Making cheese at Beecher's. Photo credit: Pike Place Market PDA, photo by Charlie Schuck
As a parent of two young children who is also a restaurateur, I was excited when MOHAI announced the Edible City exhibit. This wasn’t too surprising because — full disclosure — my husband and business partner Ethan Stowell is featured in the exhibit. I am exceptionally proud that his mark on the Seattle restaurant scene is on display.
What I didn’t expect was the depth to which the exhibit explored the food system throughout our entire state in a way that's engaging to kids. It makes it possible for families to discover the foods and restaurants synonymous with Seattle and the Northwest.
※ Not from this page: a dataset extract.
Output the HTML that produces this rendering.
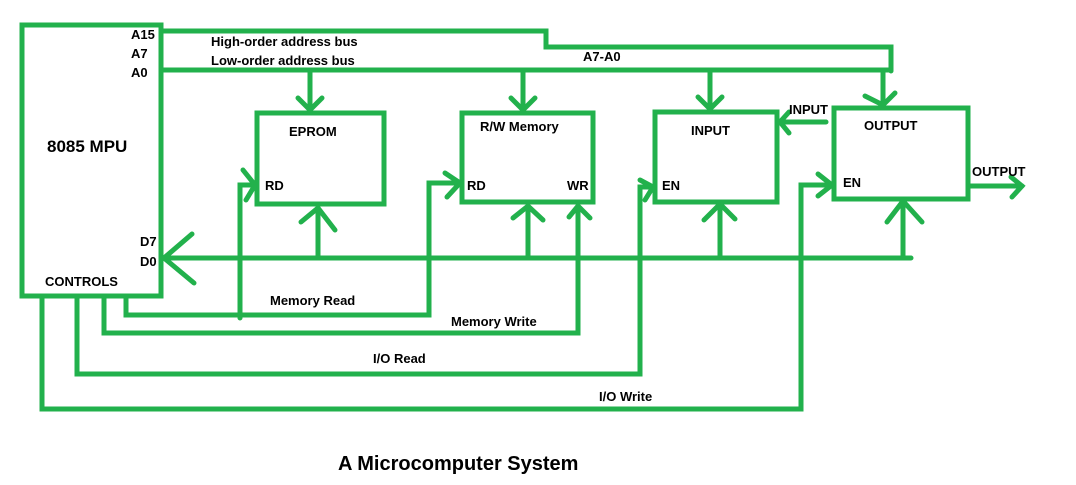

When you enter the exhibit space at MOHAI, Edible City immediately pulls you in with the rich sounds of the Seattle food scene. The sound of milk frothing, shots of espresso being pulled and ambient coffee-shop noise pull you into the corner of the exhibit celebrating Starbucks and Seattle’s coffee culture.
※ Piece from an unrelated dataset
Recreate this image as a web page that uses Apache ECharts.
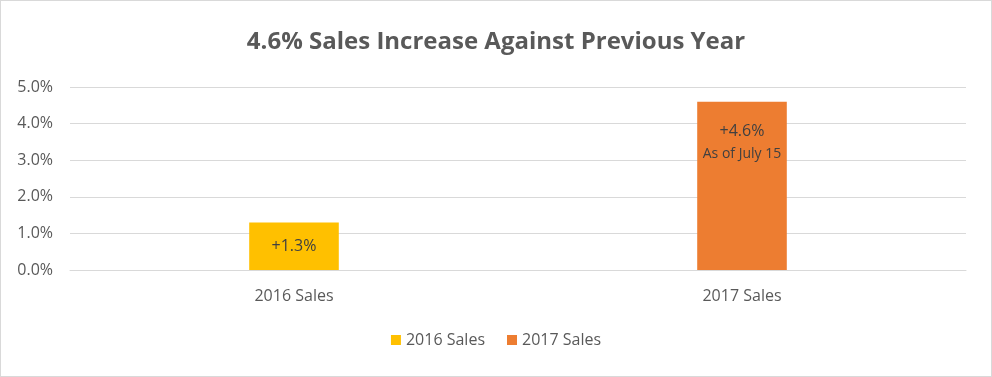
<!DOCTYPE html>
<html>
<head>
<meta charset="utf-8">
<script src="https://cdn.jsdelivr.net/npm/echarts@6/dist/echarts.min.js"></script>
<style>
    html, body { margin: 0; padding: 0; background: #fff; }
    #container { width: 990px; height: 375px; border: 1px solid #d9d9d9; }
</style>
</head>
<body>
<div id="container"></div>
<script>
    // 数据
    let categories = ['2016 Sales', '2017 Sales'];
    let sales2016 = [1.3, '-'];
    let sales2017 = ['-', 4.6];
    let yTicks = [0, 1, 2, 3, 4, 5];

    let textColor = '#595959';
    let font = '"Open Sans", "Noto Sans", sans-serif';

    let myChart = echarts.init(document.getElementById('container'));
    let option = {
        animation: false,
        title: {
            text: '4.6% Sales Increase Against Previous Year',
            left: 'center',
            top: 24,
            textStyle: { color: textColor, fontSize: 24, fontWeight: 'bold', fontFamily: font }
        },
        legend: {
            data: ['2016 Sales', '2017 Sales'],
            bottom: 23,
            left: 'center',
            icon: 'rect',
            itemWidth: 10,
            itemHeight: 10,
            itemGap: 22,
            textStyle: { color: textColor, fontSize: 16, fontFamily: font }
        },
        grid: {
            left: 69,
            right: 25,
            top: 86,
            bottom: 106
        },
        xAxis: {
            type: 'category',
            data: categories,
            axisLine: { show: true, lineStyle: { color: '#d9d9d9' } },
            axisTick: { show: false },
            axisLabel: { color: textColor, fontSize: 16, fontFamily: font, margin: 18 }
        },
        yAxis: {
            type: 'value',
            min: yTicks[0],
            max: yTicks[yTicks.length - 1],
            interval: 1,
            axisLine: { show: false },
            axisTick: { show: false },
            splitLine: { lineStyle: { color: '#d9d9d9', width: 1 } },
            axisLabel: {
                color: textColor, fontSize: 16, fontFamily: font, margin: 17,
                formatter: function (v) { return v.toFixed(1) + '%'; }
            }
        },
        series: [{
            name: '2016 Sales',
            type: 'bar',
            data: sales2016,
            barWidth: '20%',
            barGap: '-100%',
            itemStyle: { color: '#ffc000' },
            label: {
                show: true,
                position: 'inside',
                color: '#404040',
                fontSize: 16,
                fontFamily: font,
                formatter: function (p) { return '+' + p.value + '%'; }
            }
        }, {
            name: '2017 Sales',
            type: 'bar',
            data: sales2017,
            barWidth: '20%',
            itemStyle: { color: '#ed7d31' },
            label: {
                show: true,
                position: 'insideTop',
                distance: 19,
                color: '#404040',
                fontFamily: font,
                formatter: function (p) { return '{a|+' + p.value + '%}\n{b|As of July 15}'; },
                rich: {
                    a: { fontSize: 16, color: '#404040', fontFamily: font, lineHeight: 22 },
                    b: { fontSize: 14, color: '#404040', fontFamily: font, lineHeight: 22 }
                }
            }
        }]
    };
    myChart.setOption(option);
</script>
</body>
</html>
One room away, you’ll hear the sounds of Pike Place Market — street performers, fishmongers and shopkeepers offering wares. Celebrated local food writer Rebecca Denn curated the exhibit and succeeded in making each installation feel authentically Seattle, with the right amount of history, interaction and a few recipes to try at home - such as Beecher’s famous Mac & Cheese.
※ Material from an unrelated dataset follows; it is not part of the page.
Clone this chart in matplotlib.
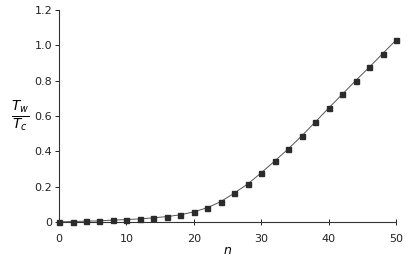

For me, the best part of Edible City is how easily you can incorporate the interactive nature of the exhibit into everyday life in Seattle. Taste the exhibit, and then try some of the foods it spotlights. If you have a sweet tooth, for example, sit down with your kids for a game of Sweets of Seattle, a Candyland-like board game located in the main hall of the exhibit. Then explore Seattle sweets shops like High 5 Pie, Hot Cakes or Theo’s Chocolates.
In another room, families can sit down at a table where you can create a meal, using interactive flash cards, featuring local seasonal ingredients. Then go home and make that actual meal for your family dinner. Similarly, you can find a list of local farmers markets next to the Seasonal Meal Table, along with a calendar of seasonal veggies. Follow with a shopping trip to the market to source your ingredients.
The exhibit explores serious topics as well. Another board game offers an opportunity to talk to kids about food insecurity and hunger — a topic that is on the minds of many parents and kids as the crisis of homelessness has spread throughout our region.
Many of the installations provide the opportunity to teach kids about the importance of our food system and the history of the Seattle food scene. From a history lesson in Native American food sovereignty to a fun reminder about which Seattle chef beat Bobby Flay on Iron Chef, Edible Seattle introduces kids to the Northwest food scene, both past and present.
And for my kids, it also meant a Dutch Baby breakfast, courtesy of the Manca Café’s Dutch Baby recipe posted on the wall near the exit.
Know before you go: Edible City Science Fair and more bite-size fun
Edible City Science Fair. This weekend is an especially good time to check out the Edible City exhibit, as MOHAI is hosting an Edible City Science Fair in honor of Earth Day this Saturday. The fair will include hands-on displays, demonstrations and activities related to innovations in food science as well as food, farming and sustainability. Saturday, April 22, 10 a.m.–4 p.m.
Visiting MOHAI. MOHAI is located at 860 Terry Ave N, Seattle. Admission is $13.95-$19.95 and free for kids 14 and under. 10 a.m. to 5 p.m. daily. Admission is free on first Thursdays to MOHAI’s regular galleries (extra cost for Edible City) and open until 8 p.m.
Recipes: Find fun Seattle recipes to try at home on MOHAI's Edible City web page (scroll down).
More to do at Lake Union Park. Play in the fountains at Lake Union Park (when open); explore boat-building at Center for Wooden Boats (or rent a boat, free rides on Sunday); sail a pond boat (Saturdays and Sundays); or hop on the Seattle Streetcar for downtown destinations.